### PROVIDED MATERIAL

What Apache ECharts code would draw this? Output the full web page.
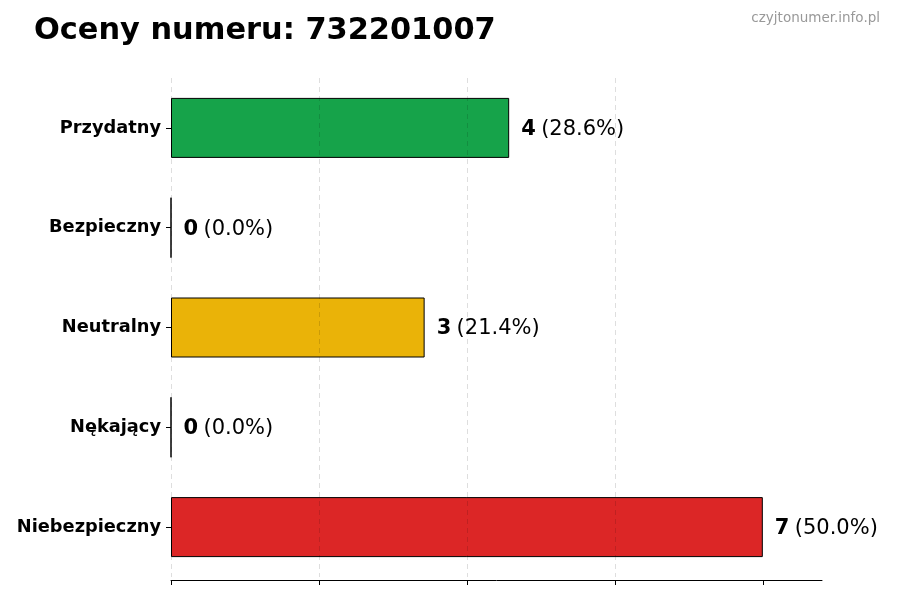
<!DOCTYPE html>
<html>
<head>
<meta charset="utf-8">
<script src="https://cdn.jsdelivr.net/npm/echarts@6/dist/echarts.min.js"></script>
<style>html,body{margin:0;padding:0;background:#fff}#c{width:900px;height:600px}</style>
</head>
<body>
<div id="c"></div>
<script>
const categories = ["Przydatny", "Bezpieczny", "Neutralny", "Nękający", "Niebezpieczny"];
const counts = [4, 0, 3, 0, 7];
const percents = ["28.6%", "0.0%", "21.4%", "0.0%", "50.0%"];
const colors = ["#16a34a", "#16a34a", "#eab308", "#dc2626", "#dc2626"];
const tickValues = [0, 1.75, 3.5, 5.25, 7];

const chart = echarts.init(document.getElementById('c'));
const F = 'DejaVu Sans';
chart.setOption({
  animation: false,
  backgroundColor: '#fff',
  title: [{
    text: 'Oceny numeru: 732201007',
    left: 29, top: 11,
    textStyle: { fontFamily: F, fontSize: 30.4, fontWeight: 'bold', color: '#000' }
  }, {
    text: 'czyjtonumer.info.pl',
    right: 15, top: 6,
    textStyle: { fontFamily: F, fontSize: 13.5, fontWeight: 'normal', color: '#999' }
  }],
  grid: { left: 171, right: 78, top: 78, bottom: 23, containLabel: false },
  xAxis: {
    type: 'value', min: 0, max: 7.7, interval: 1.75, z: 5, offset: 3,
    axisLine: { show: true, lineStyle: { color: '#000', width: 1 } },
    axisTick: { show: true, length: 5, lineStyle: { color: '#000' }, customValues: tickValues },
    axisLabel: { show: false },
    splitLine: { show: true, showMaxLine: false, lineStyle: { type: [5, 4], color: 'rgba(0,0,0,0.13)', width: 1 } }
  },
  yAxis: {
    type: 'category', data: categories, inverse: true,
    axisLine: { show: false },
    axisTick: { show: true, alignWithLabel: true, length: 5, lineStyle: { color: '#000' } },
    axisLabel: { fontFamily: F, fontSize: 17.8, fontWeight: 'bold', color: '#000', margin: 10, padding: [3, 0, 0, 0] },
    splitLine: { show: false }
  },
  series: [{
    type: 'bar',
    barWidth: 60,
    data: counts.map((v, i) => ({ value: v, itemStyle: { color: colors[i] } })),
    itemStyle: { borderColor: '#000', borderWidth: 1 },
    label: {
      show: true, position: 'right', distance: 12, offset: [0, 1.5],
      formatter: p => '{b|' + p.value + '} {n|(' + percents[p.dataIndex] + ')}',
      rich: {
        b: { fontFamily: F, fontSize: 21, fontWeight: 'bold', color: '#000', padding: [0, 2, 0, 0] },
        n: { fontFamily: F, fontSize: 21, color: '#000' }
      }
    }
  }]
});
</script>
</body>
</html>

### WHAT YOU ARE ASKED TO DO
Exactly restate the lines from the beginning of the data through the line with "const tickValues = [0, 1.75, 3.5, 5.25, 7];", and no others, keeping pictures out.

### ANSWER TO THE EXERCISE
What Apache ECharts code would draw this? Output the full web page.
<!DOCTYPE html>
<html>
<head>
<meta charset="utf-8">
<script src="https://cdn.jsdelivr.net/npm/echarts@6/dist/echarts.min.js"></script>
<style>html,body{margin:0;padding:0;background:#fff}#c{width:900px;height:600px}</style>
</head>
<body>
<div id="c"></div>
<script>
const categories = ["Przydatny", "Bezpieczny", "Neutralny", "Nękający", "Niebezpieczny"];
const counts = [4, 0, 3, 0, 7];
const percents = ["28.6%", "0.0%", "21.4%", "0.0%", "50.0%"];
const colors = ["#16a34a", "#16a34a", "#eab308", "#dc2626", "#dc2626"];
const tickValues = [0, 1.75, 3.5, 5.25, 7];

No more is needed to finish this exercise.